High & Mid Rise

Black Diamond Nationwide (BDN) has been commercial contracting and subcontracting Mid-Rise and High-Rise commercial and mixed-use buildings for over 25 years.  We are proud of the unique, innovative and iconic structures that we have been a part of building from California to New York and many notable buildings in between.  It takes a certain size and kind of commercial contractor to be able to build these structures effectively and efficiently. A contractor must be able to provide the proper level of services to form and install the basement and all sub-surface infra-structure as well as provide the service and material delivery for the superstructure.

 

BDN is more than capable of performing all levels of required concrete and steel services for the structural walls and sub-floors that may support a 50+ story building. Also, a qualified contractor like BDN must have the proper manpower, knowledge base and experience level to brace, form and pour and finish each and every floor in a safe manner and on a schedule mandated by the owner and General Contractor.  Also, at the same time, our seasoned crews are erecting the structural steel columns that it takes to support the entire structure from the ground floor to the roof.  You will not have to worry when you select BDN as your concrete and Steel Erection partner. 
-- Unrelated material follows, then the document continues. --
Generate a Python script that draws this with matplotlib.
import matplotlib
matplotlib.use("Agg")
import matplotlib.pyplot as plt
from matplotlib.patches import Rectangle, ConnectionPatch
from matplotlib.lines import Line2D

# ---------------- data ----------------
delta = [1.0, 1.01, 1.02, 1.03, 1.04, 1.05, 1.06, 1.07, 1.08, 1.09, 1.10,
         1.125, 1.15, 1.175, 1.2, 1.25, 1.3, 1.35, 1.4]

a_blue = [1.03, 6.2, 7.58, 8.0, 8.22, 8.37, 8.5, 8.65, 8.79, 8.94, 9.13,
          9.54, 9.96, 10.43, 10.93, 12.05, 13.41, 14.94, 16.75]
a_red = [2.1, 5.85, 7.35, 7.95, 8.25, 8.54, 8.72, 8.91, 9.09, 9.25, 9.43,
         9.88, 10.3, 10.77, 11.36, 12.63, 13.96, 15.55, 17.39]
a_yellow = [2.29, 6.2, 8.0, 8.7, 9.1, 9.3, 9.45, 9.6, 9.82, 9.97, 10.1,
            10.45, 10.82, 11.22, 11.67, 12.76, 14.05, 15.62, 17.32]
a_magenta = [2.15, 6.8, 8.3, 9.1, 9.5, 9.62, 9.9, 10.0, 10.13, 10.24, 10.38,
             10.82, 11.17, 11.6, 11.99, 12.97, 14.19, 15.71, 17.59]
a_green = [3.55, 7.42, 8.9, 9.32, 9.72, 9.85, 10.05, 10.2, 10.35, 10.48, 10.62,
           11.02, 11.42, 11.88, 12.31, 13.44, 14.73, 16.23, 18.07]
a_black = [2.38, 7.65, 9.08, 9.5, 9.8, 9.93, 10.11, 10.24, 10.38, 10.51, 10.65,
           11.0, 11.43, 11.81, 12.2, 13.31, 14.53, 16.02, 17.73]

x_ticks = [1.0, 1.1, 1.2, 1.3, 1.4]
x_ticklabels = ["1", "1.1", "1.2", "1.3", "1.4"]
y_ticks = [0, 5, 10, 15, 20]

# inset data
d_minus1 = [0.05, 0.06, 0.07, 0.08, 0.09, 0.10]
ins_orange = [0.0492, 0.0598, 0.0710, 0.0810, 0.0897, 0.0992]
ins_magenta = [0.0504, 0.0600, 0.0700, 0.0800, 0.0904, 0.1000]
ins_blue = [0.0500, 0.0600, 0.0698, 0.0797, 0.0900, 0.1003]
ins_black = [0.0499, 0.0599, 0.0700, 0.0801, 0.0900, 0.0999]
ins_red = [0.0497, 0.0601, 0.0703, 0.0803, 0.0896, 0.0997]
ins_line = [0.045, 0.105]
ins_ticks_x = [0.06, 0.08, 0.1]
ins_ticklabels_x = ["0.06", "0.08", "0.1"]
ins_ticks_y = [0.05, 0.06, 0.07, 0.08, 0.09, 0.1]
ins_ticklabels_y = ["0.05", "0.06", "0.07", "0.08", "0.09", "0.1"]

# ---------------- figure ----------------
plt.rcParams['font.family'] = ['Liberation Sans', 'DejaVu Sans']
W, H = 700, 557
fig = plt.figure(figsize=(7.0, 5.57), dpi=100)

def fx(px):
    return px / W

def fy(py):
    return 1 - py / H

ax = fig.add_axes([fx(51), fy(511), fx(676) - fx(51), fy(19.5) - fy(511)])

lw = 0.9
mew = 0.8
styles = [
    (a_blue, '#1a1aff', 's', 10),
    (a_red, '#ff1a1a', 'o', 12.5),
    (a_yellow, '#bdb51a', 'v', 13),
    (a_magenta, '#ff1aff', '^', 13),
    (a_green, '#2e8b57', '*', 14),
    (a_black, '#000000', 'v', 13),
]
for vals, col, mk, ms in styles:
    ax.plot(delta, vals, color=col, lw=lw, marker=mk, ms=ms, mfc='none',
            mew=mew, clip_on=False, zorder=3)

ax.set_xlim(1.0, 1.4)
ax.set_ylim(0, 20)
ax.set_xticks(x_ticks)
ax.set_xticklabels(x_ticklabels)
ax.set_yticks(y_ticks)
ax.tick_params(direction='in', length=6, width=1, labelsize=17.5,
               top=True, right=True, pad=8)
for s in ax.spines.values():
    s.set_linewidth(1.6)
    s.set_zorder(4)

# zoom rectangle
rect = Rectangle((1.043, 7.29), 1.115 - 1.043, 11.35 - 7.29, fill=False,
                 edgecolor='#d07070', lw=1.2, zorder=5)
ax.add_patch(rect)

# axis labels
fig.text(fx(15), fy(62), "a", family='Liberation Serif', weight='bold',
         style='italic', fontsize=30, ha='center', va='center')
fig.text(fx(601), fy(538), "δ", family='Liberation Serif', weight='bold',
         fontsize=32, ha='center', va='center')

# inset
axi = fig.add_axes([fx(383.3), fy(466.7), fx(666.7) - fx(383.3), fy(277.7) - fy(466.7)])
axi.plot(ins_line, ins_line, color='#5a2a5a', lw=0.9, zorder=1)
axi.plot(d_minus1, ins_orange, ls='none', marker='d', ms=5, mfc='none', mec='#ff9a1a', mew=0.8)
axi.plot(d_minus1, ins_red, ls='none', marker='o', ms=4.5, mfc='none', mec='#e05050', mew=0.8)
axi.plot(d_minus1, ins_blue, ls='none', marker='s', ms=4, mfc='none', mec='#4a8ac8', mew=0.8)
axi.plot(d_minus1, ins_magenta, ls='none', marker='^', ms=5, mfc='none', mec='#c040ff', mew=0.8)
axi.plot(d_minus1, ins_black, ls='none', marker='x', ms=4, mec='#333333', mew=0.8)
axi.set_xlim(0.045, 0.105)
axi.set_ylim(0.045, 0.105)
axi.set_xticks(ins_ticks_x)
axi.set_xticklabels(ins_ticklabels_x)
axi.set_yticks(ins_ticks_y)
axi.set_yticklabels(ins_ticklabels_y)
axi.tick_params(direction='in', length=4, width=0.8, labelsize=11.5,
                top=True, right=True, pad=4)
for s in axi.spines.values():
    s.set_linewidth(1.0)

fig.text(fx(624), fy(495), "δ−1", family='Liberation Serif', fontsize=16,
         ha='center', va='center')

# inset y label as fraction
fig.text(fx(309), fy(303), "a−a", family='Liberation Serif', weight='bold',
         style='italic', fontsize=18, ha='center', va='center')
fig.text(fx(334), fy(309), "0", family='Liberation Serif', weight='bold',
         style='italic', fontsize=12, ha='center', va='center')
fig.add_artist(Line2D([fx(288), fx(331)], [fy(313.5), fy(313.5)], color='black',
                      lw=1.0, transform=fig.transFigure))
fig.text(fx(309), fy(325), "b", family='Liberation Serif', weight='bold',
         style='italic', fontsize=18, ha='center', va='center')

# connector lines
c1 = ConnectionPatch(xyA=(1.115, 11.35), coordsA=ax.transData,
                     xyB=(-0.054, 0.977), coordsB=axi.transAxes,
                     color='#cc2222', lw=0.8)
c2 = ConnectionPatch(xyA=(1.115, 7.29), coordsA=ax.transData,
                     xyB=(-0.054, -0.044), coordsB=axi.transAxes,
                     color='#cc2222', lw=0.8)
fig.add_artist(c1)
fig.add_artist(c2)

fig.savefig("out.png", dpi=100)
BUILDING DATA & MiSC INFORMATION

The size of buildings in the commercial, institutional, and industrial market segment ranges from a few hundred to as much as 45,000 square metres (500,000 square feet). The unit costs are generally higher than those for dwellings (although those of simple industrial buildings may be lower), and this type includes buildings with the highest unit cost, such as hospitals and laboratories. Residential buildings are fairly static in their function, changing only at long intervals.

 

By contrast, most commercial, institutional, and industrial buildings must respond to fairly rapid changes in their functions, and a degree of flexibility is required in their component systems. In addition, these buildings are built by contractors who utilize heavy mechanized equipment not only for foundations (pile drivers and caisson augers) but also for lifting heavy components (a wide variety of cranes and hoists). Semimanual machines such as cement finishers, terrazzo grinders, and welding generators are also used, but a large percentage of the work is done manually; the human hand and back remain major instruments of the construction industry, well adapted to the nonrepetitive character of the building.

The foundations in these buildings support considerably heavier loads than those of residential buildings. Floor loadings range from 450 to 1,500 kilograms per square meter (100 to 300 pounds per square foot), and the full range of foundation types is used for them. Spread footings are used, as are pile foundations, which are of two types, bearing and friction. A bearing pile is a device to transmit the load of the building through a layer of soil too weak to take the load to a stronger layer of soil some distance underground; the pile acts as a column to carry the load down to the bearing stratum. Solid bearing piles were originally made of timber, which is rare today; more commonly they are made of precast concrete, and sometimes steel H-piles are used. The pile length may be a maximum of about 60 meters (200 feet) but is usually much less. The piles are put in place by driving them into the ground with large mechanical hammers. Hollow steel pipes are also driven, and the interiors are excavated and filled with concrete to form bearing piles; sometimes the pipe is withdrawn as the concrete is poured.

 

An alternative to the bearing pile is the caisson. A round hole is dug to a bearing stratum with a drilling machine and temporarily supported by a steel cylindrical shell. The hole is then filled with concrete poured around a cage of reinforcing bars; and the steel shell may or may not be left in place, depending on the surrounding soil. The diameter of caissons varies from one to three metres (three to 10 feet). The friction pile of wood or concrete is driven into soft soil where there is no harder stratum for bearing beneath the site. The building load is supported by the surface friction between the pile and the soil.

When the soil is so soft that even friction piles will not support the building load, the final option is the use of a floating foundation, making the building like a boat that obeys Archimedes’ principle—it is buoyed up by the weight of the earth displaced in creating the foundation. Floating foundations consist of flat reinforced concrete slabs or mats or of reinforced concrete tubs with walls turned up around the edge of the mat to create a larger volume.  If these buildings do not have basements, in cold climates insulated concrete or masonry frost walls are placed under all exterior nonbearing walls to keep frost from under the floor slabs. Reinforced concrete foundation walls for basements must be carefully braced to resist lateral earth pressures. These walls may be built-in excavations, poured into wooden forms. Sometimes a wall is created by driving interlocking steel sheet piling into the ground, excavating on the basement side, and pouring a concrete wall against it.

 

Deeper foundation walls can also be built by the slurry wall method, in which a linear series of closely spaced caisson-like holes are successively drilled, filled with concrete, and allowed to harden; the spaces between are excavated by special clamshell buckets and also filled with concrete. During the excavation and drilling operations, the holes are filled with a high-density liquid slurry, which braces the excavation against collapse but still permits the extraction of excavated material. Finally, the basement is dug adjoining the wall, and the wall is braced against earth pressure.